Passwordless Authentication greatly reduces the threat of human error or attacks by black hats. Passwordless allows users to bypass the traditional username/password phase of logging in, and instead allows users to log in by responding to a push notification on their phone, through Touch ID, by using a short-lived, one-time link or secret code sent through SMS, push notification or email to a pre-authorized device or phone number.
Most people fear data breaches, especially where weak security practices leave a company's user database at risk. Is the technical side of passwordless authentication a safer route, or is it complicating things even more?
JG: Passwordless authentication is safer than traditional username/password authentication. It’s safer because there are no passwords to be compromised. It’s also safer because the user is proactively notified with every login. Auth0 already greatly simplifies the implementation of authentication and authorization for software developers, passwordless extends that “Auth0 makes things simple” ethos to include a simpler way to log in for end users.

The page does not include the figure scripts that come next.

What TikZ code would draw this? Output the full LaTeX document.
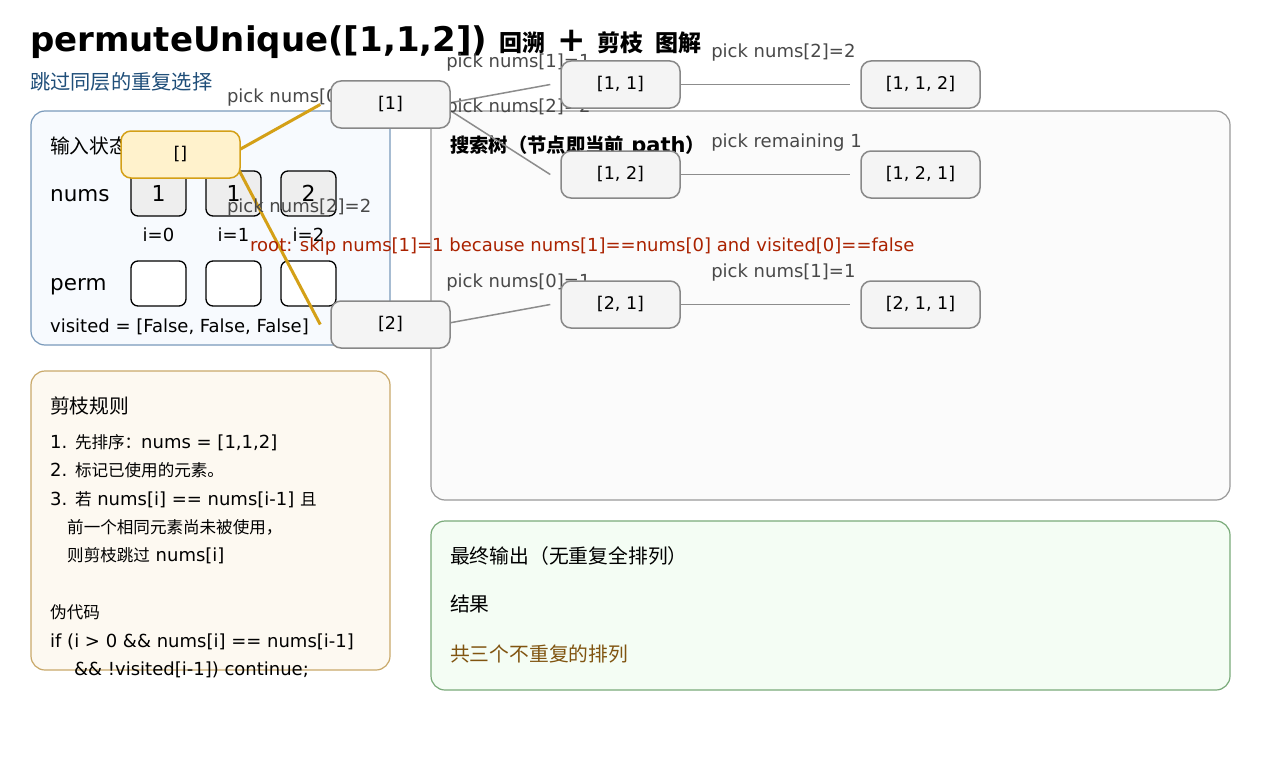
\documentclass[tikz,border=0pt]{standalone}
\usepackage{fontspec}
\setmainfont{DejaVu Sans}
\newfontfamily\cjk[Scale=0.92]{Noto Sans CJK SC}
\newcommand\zh[1]{{\cjk #1}}
\newcommand\zhT[1]{{\cjk\fontsize{25}{30}\selectfont #1}}
\definecolor{pOneS}{RGB}{122,154,187}
\definecolor{pOneF}{RGB}{247,250,254}
\definecolor{pTwoS}{RGB}{201,169,106}
\definecolor{pTwoF}{RGB}{253,249,241}
\definecolor{pThreeS}{RGB}{153,153,153}
\definecolor{pThreeF}{RGB}{251,251,251}
\definecolor{pFourS}{RGB}{122,171,122}
\definecolor{pFourF}{RGB}{244,253,244}
\definecolor{goldc}{RGB}{212,160,23}
\definecolor{rootfill}{RGB}{255,242,204}
\definecolor{nodegray}{RGB}{136,136,136}
\definecolor{nodefill}{RGB}{244,244,244}
\definecolor{edgegray}{RGB}{140,140,140}
\definecolor{lblgray}{RGB}{72,72,72}
\definecolor{redc}{RGB}{170,34,0}
\definecolor{bluec}{RGB}{31,78,121}
\definecolor{brownc}{RGB}{128,84,16}
\definecolor{cellfill}{RGB}{238,238,238}
\pgfdeclarelayer{bg}
\pgfdeclarelayer{edges}
\pgfsetlayers{bg,edges,main}
\begin{document}
\begin{tikzpicture}[x=1pt,y=-1pt,
  panel/.style={line width=1.2pt, rounded corners=14pt},
  tnode/.style={draw=nodegray, fill=nodefill, line width=1.5pt, rounded corners=10pt,
    minimum width=119pt, minimum height=47pt, inner sep=0pt, font=\fontsize{17.5}{20}\selectfont},
  rootnode/.style={tnode, draw=goldc, fill=rootfill},
  gline/.style={draw=edgegray, line width=1.5pt},
  goldline/.style={draw=goldc, line width=3pt},
  lbl/.style={anchor=west, xshift=-50pt, yshift=32pt, inner sep=0pt, text=lblgray,
    font=\fontsize{18}{21}\selectfont},
  txt/.style={anchor=base west, inner sep=0pt},
  body/.style={txt, font=\fontsize{18}{21}\selectfont},
  head/.style={txt, font=\fontsize{21.5}{25}\selectfont},
  cell/.style={draw=black, line width=1.3pt, rounded corners=7pt, minimum width=55pt,
    minimum height=45pt, inner sep=0pt, font=\fontsize{22}{26}\selectfont},
  idx/.style={anchor=base, inner sep=0pt, font=\fontsize{18}{21}\selectfont}
]
\useasboundingbox (0,0) rectangle (1280,760);
\begin{pgfonlayer}{bg}
\fill[white] (0,0) rectangle (1280,760);
% title
\node[txt, font=\fontsize{34}{40}\selectfont\bfseries] (title) at (30,52)
  {permuteUnique([1,1,2]) \zhT{回溯} + \zhT{剪枝} \zhT{图解}};
\node[txt, text=bluec, font=\fontsize{22}{26}\selectfont] (subtitle) at (30,89) {\zh{跳过同层的重复选择}};
% panels
\draw[panel, draw=pOneS, fill=pOneF] (31,111) rectangle (390,345);
\draw[panel, draw=pTwoS, fill=pTwoF] (31,371) rectangle (390,670);
\draw[panel, draw=pThreeS, fill=pThreeF] (431,111) rectangle (1230,500);
\draw[panel, draw=pFourS, fill=pFourF] (431,521) rectangle (1230,690);
% panel 1
\node[head] (p1t) at (50,153) {\zh{输入状态}};
\node[head] (numsl) at (50,201) {nums};
\node[head] (perml) at (50,290) {perm};
\node[cell, fill=cellfill] (c0) at (158.5,193.5) {1};
\node[cell, fill=cellfill] (c1) at (233.5,193.5) {1};
\node[cell, fill=cellfill] (c2) at (308.5,193.5) {2};
\node[idx] (i0) at (158.5,241) {i=0};
\node[idx] (i1) at (233.5,241) {i=1};
\node[idx] (i2) at (308.5,241) {i=2};
\node[cell, fill=white] (q0) at (158.5,283.5) {};
\node[cell, fill=white] (q1) at (233.5,283.5) {};
\node[cell, fill=white] (q2) at (308.5,283.5) {};
\node[body] (vis) at (50,332) {visited = [False, False, False]};
% panel 2
\node[head] (p2t) at (50,413) {\zh{剪枝规则}};
\node[body] (r1) at (50,448) {1. \zh{先排序：}nums = [1,1,2]};
\node[body] (r2) at (50,476.5) {2. \zh{标记已使用的元素。}};
\node[body] (r3) at (50,505) {3. \zh{若} nums[i] == nums[i-1] \zh{且}};
\node[body] (r4) at (67,533) {\zh{前一个相同元素尚未被使用，}};
\node[body] (r5) at (67,561.5) {\zh{则剪枝跳过} nums[i]};
\node[body] (r6) at (50,618.5) {\zh{伪代码}};
\node[body] (r7) at (50,647) {if (i > 0 \&\& nums[i] == nums[i-1]};
\node[body] (r8) at (74,675.5) {\&\& !visited[i-1]) continue;};
% panel 3 title
\node[head, font=\fontsize{21}{25}\selectfont\bfseries] (p3t) at (450,152) {\zh{搜索树（节点即当前} path\zh{）}};
% panel 4
\node[head] (p4t) at (450,563) {\zh{最终输出（无重复全排列）}};
\node[head] (p4a) at (450,611) {\zh{结果}};
\node[head, text=brownc] (p4b) at (450,661) {\zh{共三个不重复的排列}};
\end{pgfonlayer}
% tree nodes
\node[rootnode] (r) at (180.5,154.5) {[]};
\node[tnode] (a) at (390.5,104.5) {[1]};
\node[tnode] (b) at (390.5,324.5) {[2]};
\node[tnode] (aa) at (620.5,84.5) {[1, 1]};
\node[tnode] (ab) at (620.5,174.5) {[1, 2]};
\node[tnode] (ba) at (620.5,304.5) {[2, 1]};
\node[tnode] (aaa) at (920.5,84.5) {[1, 1, 2]};
\node[tnode] (aba) at (920.5,174.5) {[1, 2, 1]};
\node[tnode] (baa) at (920.5,304.5) {[2, 1, 1]};
\begin{pgfonlayer}{edges}
\draw[goldline] ([xshift=-10pt]r.east) -- node[lbl] {pick nums[0]=1} ([xshift=-10pt]a.west);
\draw[goldline] ([xshift=-10pt]r.east) -- node[lbl] {pick nums[2]=2} ([xshift=-10pt]b.west);
\draw[gline] ([xshift=-10pt]a.east) -- node[lbl] {pick nums[1]=1} ([xshift=-10pt]aa.west);
\draw[gline] ([xshift=-10pt]a.east) -- node[lbl] {pick nums[2]=2} ([xshift=-10pt]ab.west);
\draw[gline] ([xshift=-10pt]aa.east) -- node[lbl] {pick nums[2]=2} ([xshift=-10pt]aaa.west);
\draw[gline] ([xshift=-10pt]ab.east) -- node[lbl] {pick remaining 1} ([xshift=-10pt]aba.west);
\draw[gline] ([xshift=-10pt]b.east) -- node[lbl] {pick nums[0]=1} ([xshift=-10pt]ba.west);
\draw[gline] ([xshift=-10pt]ba.east) -- node[lbl] {pick nums[1]=1} ([xshift=-10pt]baa.west);
\node[body, text=redc] (note) at (250,251) {root: skip nums[1]=1 because nums[1]==nums[0] and visited[0]==false};
\end{pgfonlayer}
\end{tikzpicture}
\end{document}
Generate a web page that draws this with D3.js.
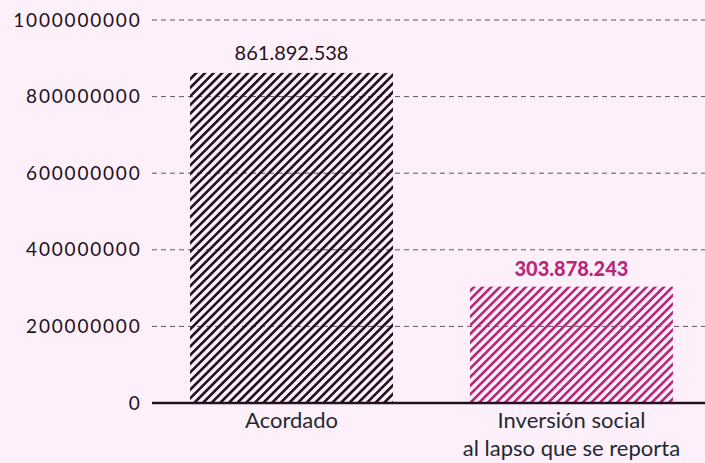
<!DOCTYPE html>
<html>
<head>
<meta charset="utf-8">
<script src="https://cdn.jsdelivr.net/npm/d3@7"></script>
<style>
  html, body { margin: 0; padding: 0; background: #fdf0fb; }
  svg { display: block; font-family: Lato, "Open Sans", sans-serif; }
</style>
</head>
<body>
<div id="chart"></div>
<script>
// data
var categories = ["Acordado", "Inversión social\nal lapso que se reporta"];
var values = [861892538, 303878243];
var valueLabels = ["861.892.538", "303.878.243"];
var yTicks = [0, 200000000, 400000000, 600000000, 800000000, 1000000000];

var width = 705, height = 463;
var dark = "#241020", pink = "#b8287a";

var svg = d3.select("#chart").append("svg")
    .attr("width", width)
    .attr("height", height);

//stripe patterns
var defs = svg.append("defs");
function stripes(id, col, sw) {
  var s = 6.1;
  var p = defs.append("pattern")
      .attr("id", id)
      .attr("patternUnits", "userSpaceOnUse")
      .attr("width", s)
      .attr("height", s)
      .attr("patternTransform", "rotate(45)");
  p.append("rect")
      .attr("x", 0).attr("y", 0)
      .attr("width", sw).attr("height", s)
      .attr("fill", col)
      .attr("shape-rendering", "crispEdges");
}
stripes("hatchDark", dark, 3.0);
stripes("hatchPink", pink, 2.6);

var x = d3.scaleBand()
    .domain(categories)
    .range([152, 711])
    .paddingInner(0.275)
    .paddingOuter(0.136);

var y = d3.scaleLinear()
    .domain([0, 1000000000])
    .range([403, 20]);

//grid lines
svg.append("g")
  .selectAll("line")
  .data(yTicks.slice(1))
  .enter().append("line")
    .attr("x1", 152)
    .attr("x2", width)
    .attr("y1", function(d){ return y(d); })
    .attr("y2", function(d){ return y(d); })
    .attr("stroke", "#5e5460")
    .attr("stroke-width", 1)
    .attr("stroke-dasharray", "5,4");

//tick labels
svg.append("g")
  .selectAll("text")
  .data(yTicks)
  .enter().append("text")
    .attr("x", 141.5)
    .attr("y", function(d){ return y(d); })
    .attr("dy", "0.35em")
    .attr("text-anchor", "end")
    .attr("fill", dark)
    .style("font-size", "19px")
    .style("letter-spacing", "1.8px")
    .text(function(d){ return d; });

//bars
svg.append("g")
  .selectAll("rect")
  .data(values)
  .enter().append("rect")
    .attr("x", function(d, i){ return x(categories[i]); })
    .attr("width", x.bandwidth())
    .attr("y", function(d){ return y(d); })
    .attr("height", function(d){ return y(0) - y(d); })
    .attr("fill", function(d, i){ return i == 0 ? "url(#hatchDark)" : "url(#hatchPink)"; });

//value labels
svg.append("g")
  .selectAll("text")
  .data(values)
  .enter().append("text")
    .attr("x", function(d, i){ return x(categories[i]) + x.bandwidth() / 2; })
    .attr("y", function(d, i){ return y(d) - (i == 0 ? 13 : 11); })
    .attr("text-anchor", "middle")
    .attr("fill", function(d, i){ return i == 0 ? dark : pink; })
    .style("font-size", "20px")
    .style("font-weight", function(d, i){ return i == 0 ? 400 : 900; })
    .text(function(d, i){ return valueLabels[i]; });

//baseline
svg.append("line")
    .attr("x1", 152)
    .attr("x2", width)
    .attr("y1", y(0))
    .attr("y2", y(0))
    .attr("stroke", dark)
    .attr("stroke-width", 2.5);

//category labels
var cat = svg.append("g")
  .selectAll("text")
  .data(categories)
  .enter().append("text")
    .attr("text-anchor", "middle")
    .attr("fill", "#1f2a30")
    .style("font-size", "22px");
cat.each(function(d){
  var t = d3.select(this);
  d.split("\n").forEach(function(line, k){
    t.append("tspan")
      .attr("x", x(d) + x.bandwidth() / 2)
      .attr("y", 428 + k * 28)
      .text(line);
  });
});
</script>
</body>
</html>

Many of the headline data breaches of the last few years, where massive numbers of usernames and passwords were stolen from large, sophisticated enterprises, would have been non-events if those users were authenticated with Auth0 passwordless, because there wouldn’t have been any passwords to steal. Passwordless is both more secure for the enterprise and also less hassle for users - what’s not to like?
Where do you see passwordless authentication catching on first? (Why?)
JG: Two places: consumer apps, and Internet of Things (IoT).
We already are seeing consumer sites like Yahoo, Medium, and others utilize passwordless, because it’s a much friendlier experience for the user, and hence reduces subscriber attrition. What website owner wouldn’t want to eliminate that extra 5 minutes of hassling with “what was this password? I’ve forgotten it, guess I need to reset it.”
Passwordless is particularly compelling for IoT devices, many of which, at least for consumers, have either a crippled keyboard or none at all. Who wouldn’t prefer to log in to, say, their home lighting controller or their home security system with Touch ID instead of keying in some obscure code? Passwordless is a boon to the usability of IoT devices, and provides additional freedom to IoT designers by avoiding the need to create a login UX directly on the device.
Would passwordless authentication make a difference for the "still insecure" IoT environment?
JG: Passwordless is poised to make a lasting impact on the IoT space. Many applications, especially in the connected home, have a minimal interface that makes it challenging for developers to implement traditional password-based authentication in a strong way, leading to vulnerabilities. By implementing passwordless authentication, authentication is a simple matter of Touch ID or a one-time passcode sent via email, SMS or push notification.
From your own experience, the push for passwordless authentication comes from companies or end users?
JG: The answer is and should be, both. As end users begin to request and adopt passwordless authentication for their account security, companies are beginning to recognize that this shift toward passwordless and MFA solutions will help to not only make the user experience simpler and more enjoyable, but also to reduce the frustration and concern associated with the constant stream of data-breaches we see in today’s headlines.
There is no doubt that passwords have become more and more vulnerable in recent years, and this has left both the enterprise and consumer asking for a better alternative. In recent years, black hats around the world have become large, organized and profitable criminal organizations, and major brands have seen breaches because of weak passwords, phishing attacks or “small” vulnerabilities in their security architecture.
In light of the recent JP Morgan, Home Depot, Anthem Health, Ashley Madison, Target and other major breaches, large-scale cyber-attacks have become obvious as a very real problem for the enterprise, and in turn for their customers. Passwordless aims to eradicate the threat of authentication vulnerabilities due to compromised passwords.
Softpedia would like to thank Mr. Gelsey for taking the time to answer our questions.